For the years of 2012, 2013, 2014, 2015, and 2016 the Kuwait edition of the Nuqat conference was hosted in the Amricani Cultural Centre (Dar al-Athar al-Islamiyyah) and the Sadu House hosted the workshops.

As for the 2018 forum, Nuqat looked elsewhere, and decided to take a different step concerning where the event would be held thus looked into the Sheikh Jaber Al Ahmad Cultural Centre, the recently opened Culture House/Opera House in Kuwait, JACC provides a space for dialogue to share and showcase skills and knowledge, giving younger voices a forum in which to speak. The cultural centre is a platform for educational and cultural exchange; moreover, it functions as an influential entertainment and culture powerhouse and productive space for the region.

Cultural programming
 
Nuqat regularly organizes art and design competitions, film screenings, exhibitions and other cultural events. In conjunction with 29Letters, a type foundry based in Beirut, Nuqat hosted the first annual Hourouf competition in 2014. Hourouf aims to identify in its pool of applicants new bilingual type designs in Arabic and Latin.
 
Amongst the films screened by Nuqat are Schehrezade's Diary by Zeina Daccache and short films by Kuwaiti directors including Dinosaur by Meqdad Al Kout.

Conferences 
Nuqat conferences invite regional and international thought leaders to participate in a curated form of talks, panel discussions, workshops and cultural events that are open to the public. Each conference is meant to explore a central idea.

Exploration Sessions (Nuqat On Tour) 
In 2016, Nuqat ran the annual conference under the topic "Powering the Creative Economy".

Simultaneously, Nuqat held a pilot series of Exploration Sessions in 2016 which looked at the following three topics: "Architecture and Urbanism", "Design Deficit in the Gulf" and "Funding the Creative Economy". These sessions bought together architects, academics, artists, writers, investors, designers and innovative thinkers to stimulate conversation and create a multi-dimensional understanding of the prevalent issues within three different fields.  Following from this analysis, actionable steps were outlined and published in a report by Nuqat.

Educational programs

Workshops 
Since 2009 Nuqat has offered dozens of workshops in a variety of practical and theoretical art and design subjects.  Studio Nuqat is a series of workshops and events offered by Nuqat. Nuqat provides skills building and industry immersion opportunities for teams and individuals (including students, professionals and hobbyists). The objective of Studio Nuqat is to provide a creative outlet that in turn serves to develop the creative capacities, vocational skills and networks of its participants. Studio Nuqat serves as a form of alternative learning as well as a continuing education platform.

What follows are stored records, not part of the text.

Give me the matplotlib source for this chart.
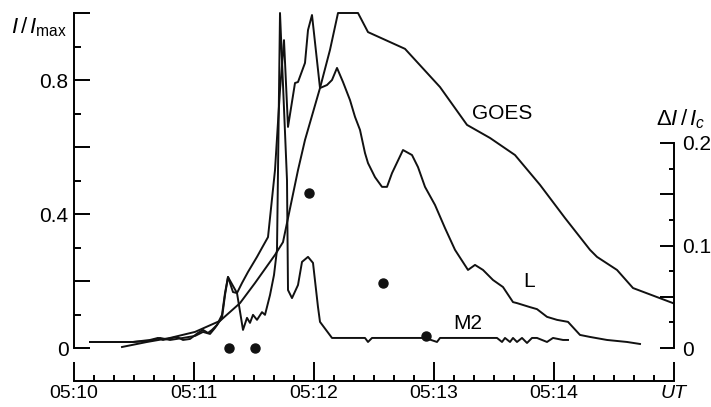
import numpy as np
import matplotlib
matplotlib.use("Agg")
import matplotlib.pyplot as plt
from matplotlib.ticker import FixedLocator, FixedFormatter

plt.rcParams['font.family'] = ['Liberation Sans', 'DejaVu Sans']
plt.rcParams['mathtext.fontset'] = 'custom'
plt.rcParams['mathtext.rm'] = 'Liberation Sans'
plt.rcParams['mathtext.it'] = 'Liberation Sans:italic'

# time in seconds after 05:10:00 UT, intensity I/Imax
goes_t = [24, 36.5, 48, 60.5, 73, 83, 90.5, 100.5, 104.5, 112, 115.5, 123, 128, 132,
          142, 147, 165.5, 183, 196.5, 208, 220.5, 233, 245.5, 258, 261.5, 271.5, 279.5, 299.5]
goes_v = [0.003, 0.018, 0.030, 0.048, 0.081, 0.134, 0.194, 0.278, 0.316, 0.531, 0.621, 0.776, 0.890, 1.0,
          1.0, 0.943, 0.893, 0.779, 0.666, 0.627, 0.576, 0.487, 0.388, 0.293, 0.272, 0.233, 0.179, 0.134]

l_t = [8, 29.5, 38, 42, 44.5, 51.5, 54.5, 58, 62, 64.5, 67, 69, 71.5, 74, 75.5, 77, 79.5, 81.5,
       84, 87, 91.5, 94, 97, 100.5, 103, 105, 107, 110.5, 112, 115.5, 117, 119, 123, 126.5, 129,
       131.5, 134.5, 138, 140.5, 143, 145.5, 147, 150.5, 154, 156.5, 159, 164.5, 169, 172, 175.5,
       180.5, 185.5, 190.5, 197, 200.5, 204.5, 209.5, 214.5, 219.5, 221.5, 228, 231.5, 236.5,
       241.5, 247, 253, 258, 266.5, 276.5, 283]
l_v = [0.018, 0.018, 0.024, 0.030, 0.024, 0.033, 0.024, 0.027, 0.045, 0.054, 0.045, 0.054, 0.069,
       0.099, 0.164, 0.212, 0.167, 0.164, 0.194, 0.227, 0.272, 0.299, 0.331, 0.531, 0.770, 0.919,
       0.660, 0.791, 0.794, 0.851, 0.949, 0.994, 0.776, 0.785, 0.800, 0.836, 0.794, 0.740, 0.690,
       0.651, 0.582, 0.552, 0.510, 0.481, 0.481, 0.522, 0.591, 0.576, 0.540, 0.481, 0.427, 0.358,
       0.293, 0.233, 0.248, 0.233, 0.203, 0.182, 0.137, 0.134, 0.122, 0.116, 0.093, 0.084, 0.078,
       0.039, 0.033, 0.024, 0.018, 0.012]

m2_t = [8, 29.5, 38, 43, 48, 54.5, 60.5, 64.5, 68, 70.5, 74, 75.5, 77, 81.5, 84.5, 86.5, 88, 89.5,
        91.5, 94, 95.5, 98, 100, 101.5, 103, 106.5, 107, 109, 112, 114, 117, 119.5, 122, 123, 129,
        145.5, 147, 149, 175.5, 181.5, 183, 211.5, 214, 215.5, 218, 219.5, 221.5, 224, 226.5, 229,
        231.5, 236.5, 239.5, 244.5, 247]
m2_v = [0.018, 0.018, 0.021, 0.030, 0.024, 0.030, 0.036, 0.048, 0.042, 0.060, 0.090, 0.158, 0.212,
        0.164, 0.054, 0.090, 0.075, 0.099, 0.084, 0.107, 0.099, 0.158, 0.218, 0.293, 1.0, 0.501,
        0.173, 0.149, 0.188, 0.257, 0.272, 0.254, 0.122, 0.078, 0.030, 0.030, 0.018, 0.030, 0.030,
        0.018, 0.030, 0.030, 0.018, 0.030, 0.018, 0.030, 0.018, 0.030, 0.015, 0.030, 0.030, 0.018,
        0.030, 0.024, 0.024]

# polarization points, right axis dI/Ic
dot_t = [77.5, 90.5, 117.5, 154.5, 176]
dot_v = [0.0, 0.0, 0.151, 0.063, 0.012]

xtick_pos = [0, 60, 120, 180, 240, 300]
xtick_lab = ['05:10', '05:11', '05:12', '05:13', '05:14', 'UT']

W, H = 711, 407
fs = 15
fig = plt.figure(figsize=(W / 100, H / 100), dpi=100)
ax = fig.add_axes([74 / W, 59 / H, 600 / W, 335 / H])
ax2 = ax.twinx()

lw = 1.4
col = '#111111'
ax.plot(goes_t, goes_v, color=col, lw=lw, clip_on=False)
ax.plot(l_t, l_v, color=col, lw=lw, clip_on=False)
ax.plot(m2_t, m2_v, color=col, lw=lw, clip_on=False)
ax2.plot(dot_t, dot_v, 'o', color=col, ms=6.5, clip_on=False)

ax.set_xlim(0, 300)
ax.set_ylim(0, 1.0)
ax2.set_ylim(0, 335 / 1025)

for a in (ax, ax2):
    a.spines['top'].set_visible(False)
    a.patch.set_visible(False)
ax.spines['right'].set_visible(False)
ax2.spines['left'].set_visible(False)
ax2.spines['bottom'].set_visible(False)
for s in ('left', 'bottom'):
    ax.spines[s].set_linewidth(lw)
ax2.spines['right'].set_linewidth(lw)
ax.spines['bottom'].set_position(('outward', 23.8))
ax.spines['bottom'].set_bounds(0, 300)
ax.spines['left'].set_bounds(0, 1.0)
ax2.spines['right'].set_bounds(0, 0.2)

ax.xaxis.set_major_locator(FixedLocator(xtick_pos))
ax.xaxis.set_major_formatter(FixedFormatter(xtick_lab))
ax.xaxis.set_minor_locator(FixedLocator(np.arange(0, 301, 10)))
ax.tick_params(axis='x', which='major', direction='in', length=13.7, width=lw, pad=2.5, labelsize=14)
ax.tick_params(axis='x', which='minor', direction='in', length=4.3, width=lw)

ax.yaxis.set_major_locator(FixedLocator([0, 0.2, 0.4, 0.6, 0.8, 1.0]))
ax.yaxis.set_major_formatter(FixedFormatter(['0', '', '0.4', '', '0.8', '']))
ax.yaxis.set_minor_locator(FixedLocator([0.1, 0.3, 0.5, 0.7, 0.9]))
ax.tick_params(axis='y', which='major', direction='in', length=11.5, width=lw, pad=4, labelsize=fs)
ax.tick_params(axis='y', which='minor', direction='in', length=5, width=lw)

ax2.yaxis.set_major_locator(FixedLocator([0, 0.05, 0.1, 0.15, 0.2]))
ax2.yaxis.set_major_formatter(FixedFormatter(['0', '', '0.1', '', '0.2']))
ax2.yaxis.set_minor_locator(FixedLocator([0.025, 0.075, 0.125, 0.175]))
ax2.tick_params(axis='y', which='major', direction='in', length=10, width=lw, pad=6, labelsize=fs)
ax2.tick_params(axis='y', which='minor', direction='in', length=3.6, width=lw)

ax.get_xticklabels()[-1].set_fontstyle('italic')

ax.text(214, 0.70, 'GOES', fontsize=fs, ha='center', va='center')
ax.text(227.5, 0.198, 'L', fontsize=fs, ha='center', va='center')
ax.text(197, 0.073, 'M2', fontsize=fs, ha='center', va='center')

fig.text(11 / W, 1 - 33 / H, r'$I\,/\,I_{\mathrm{max}}$', fontsize=16, ha='left', va='baseline')
fig.text(656 / W, 1 - 125 / H, r'$\Delta I\,/\,I_c$', fontsize=16, ha='left', va='baseline')

fig.savefig('out.png', dpi=100)
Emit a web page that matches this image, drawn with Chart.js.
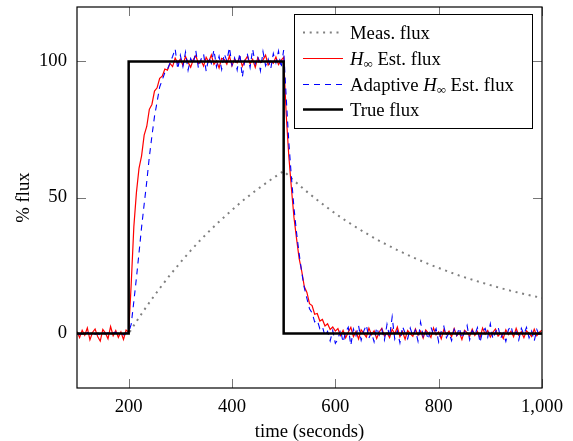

Nuqat's street art workshop have led to public art interventions in Mubarakiya district and on the Sheraton roundabout at the heart of Kuwait City. Nuqat is currently offering a course series in photography, design and entrepreneurship.

Zain-Nuqat IN•DIG•GO 
In 2017, Nuqat went into partnership with Zain Group, the leading mobile telecom innovator in eight markets across the Middle East and Africa. Together, the two organisations are set to introduce a development initiative dubbed IN•DIG•GO, which is an alternative thematic-based educational program for children between the ages of 6 and 11 years. The program is aimed at strengthening the understanding of the participants, expanding their knowledge, and developing their soft and learning skills. The program is the first-of-its-kinds in the region and will be initially launched as a pilot supporting children of Zain employees in Kuwait. This pilot will act as a learning platform for all stakeholders and then after the intention is to roll out the program on a larger scale.

Partnerships
 
Nuqat workshops have received many different sponsors. In 2014 Jazeera Airways and IKEA provided materials and support for workshops in which participants created designs for the airlines and the furniture giant. In 2015, Alghanim industries sponsored Dr. Amar Behbehani's workshop "Innovative Entrepreneurship: A Creative Process" and Elevation Burger sponsored Wajha's workshop 'Social Design | Fi Al Wajha'.